A tightening force was felt in my right arm suddenly, realizing that I was awakened by the BP cuff programmed to check my blood pressure every 10 minutes. I forced to open my eyes and tried to figure out where I was. My vision was blurry. I was like staring at the window pane and it was raining outside. I started to regain full visual acuity and I noticed I was in a cubicle where I think it is called Recovery Room. The BP cuff in my arm started to release its squeeze and heard the machine beeped continuously. I checked my four limbs of motor reflexes and consciousness, all intact. I heard footsteps approaching. It was the attending nurse. She seemed glad that I was already awake and congratulated me for the successful operation. She advised me that I was asleep for three hours. I was amazed. I still remember the last memory I had in the white spherical tunnel and it felt like this only happened in a few minutes, not hours. I wondered where I was in between.
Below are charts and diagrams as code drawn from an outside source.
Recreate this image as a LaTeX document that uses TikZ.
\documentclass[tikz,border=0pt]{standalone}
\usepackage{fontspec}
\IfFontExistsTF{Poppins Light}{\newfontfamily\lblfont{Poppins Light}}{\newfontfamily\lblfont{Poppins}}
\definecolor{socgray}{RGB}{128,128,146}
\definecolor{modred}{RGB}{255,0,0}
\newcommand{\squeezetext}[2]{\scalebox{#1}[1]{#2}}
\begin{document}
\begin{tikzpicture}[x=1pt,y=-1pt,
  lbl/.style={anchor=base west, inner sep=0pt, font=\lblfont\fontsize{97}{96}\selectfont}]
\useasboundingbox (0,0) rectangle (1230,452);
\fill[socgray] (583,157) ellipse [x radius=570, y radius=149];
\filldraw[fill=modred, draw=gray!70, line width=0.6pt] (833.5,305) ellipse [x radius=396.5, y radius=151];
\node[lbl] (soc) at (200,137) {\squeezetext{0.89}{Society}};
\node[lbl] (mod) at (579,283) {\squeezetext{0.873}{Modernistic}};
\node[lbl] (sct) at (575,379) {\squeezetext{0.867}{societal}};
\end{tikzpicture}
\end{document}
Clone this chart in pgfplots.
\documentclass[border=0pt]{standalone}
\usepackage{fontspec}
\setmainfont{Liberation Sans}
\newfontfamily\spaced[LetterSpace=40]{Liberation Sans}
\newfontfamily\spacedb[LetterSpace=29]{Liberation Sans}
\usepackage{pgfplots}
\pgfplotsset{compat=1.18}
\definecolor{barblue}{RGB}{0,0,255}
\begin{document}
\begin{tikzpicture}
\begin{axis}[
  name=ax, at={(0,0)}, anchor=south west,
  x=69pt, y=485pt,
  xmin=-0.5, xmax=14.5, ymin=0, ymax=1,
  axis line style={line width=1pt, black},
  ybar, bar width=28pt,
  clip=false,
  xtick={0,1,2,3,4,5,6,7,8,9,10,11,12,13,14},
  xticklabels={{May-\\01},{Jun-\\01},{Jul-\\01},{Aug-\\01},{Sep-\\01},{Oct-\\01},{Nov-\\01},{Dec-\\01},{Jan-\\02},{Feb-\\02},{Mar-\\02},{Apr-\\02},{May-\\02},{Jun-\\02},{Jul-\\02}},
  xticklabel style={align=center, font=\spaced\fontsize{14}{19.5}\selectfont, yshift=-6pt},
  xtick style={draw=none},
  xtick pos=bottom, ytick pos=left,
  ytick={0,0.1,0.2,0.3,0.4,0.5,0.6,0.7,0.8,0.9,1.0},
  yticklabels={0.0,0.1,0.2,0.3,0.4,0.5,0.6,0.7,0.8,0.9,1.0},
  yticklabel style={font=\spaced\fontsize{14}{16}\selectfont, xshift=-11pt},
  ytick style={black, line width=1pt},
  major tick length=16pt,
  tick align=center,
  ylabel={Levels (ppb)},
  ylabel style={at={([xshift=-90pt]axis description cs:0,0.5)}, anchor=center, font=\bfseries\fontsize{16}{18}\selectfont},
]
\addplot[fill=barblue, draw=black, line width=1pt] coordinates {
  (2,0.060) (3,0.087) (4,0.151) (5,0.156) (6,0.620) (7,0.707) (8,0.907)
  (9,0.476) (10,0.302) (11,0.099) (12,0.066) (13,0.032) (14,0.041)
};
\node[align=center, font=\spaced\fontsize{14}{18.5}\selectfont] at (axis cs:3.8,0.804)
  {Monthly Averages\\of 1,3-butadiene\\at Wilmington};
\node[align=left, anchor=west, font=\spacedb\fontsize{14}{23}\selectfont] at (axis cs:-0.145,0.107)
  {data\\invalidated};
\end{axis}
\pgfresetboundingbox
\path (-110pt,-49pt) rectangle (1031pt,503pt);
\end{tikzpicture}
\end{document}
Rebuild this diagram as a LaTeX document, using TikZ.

I was finally delivered back to my room where my wife is waiting. I was advised that I will be asleep the whole day as inevitable effect of the anesthesia. I gladly closed my eyes once more. Hours passed. The ticking of the clock was calm and tranquil. Different forms of shapes and odd figures grew in my dreams as if I was in a montage of old photographs. I felt like I was in a trance. Everything is numb. Everything. And the pain in my chest has ended.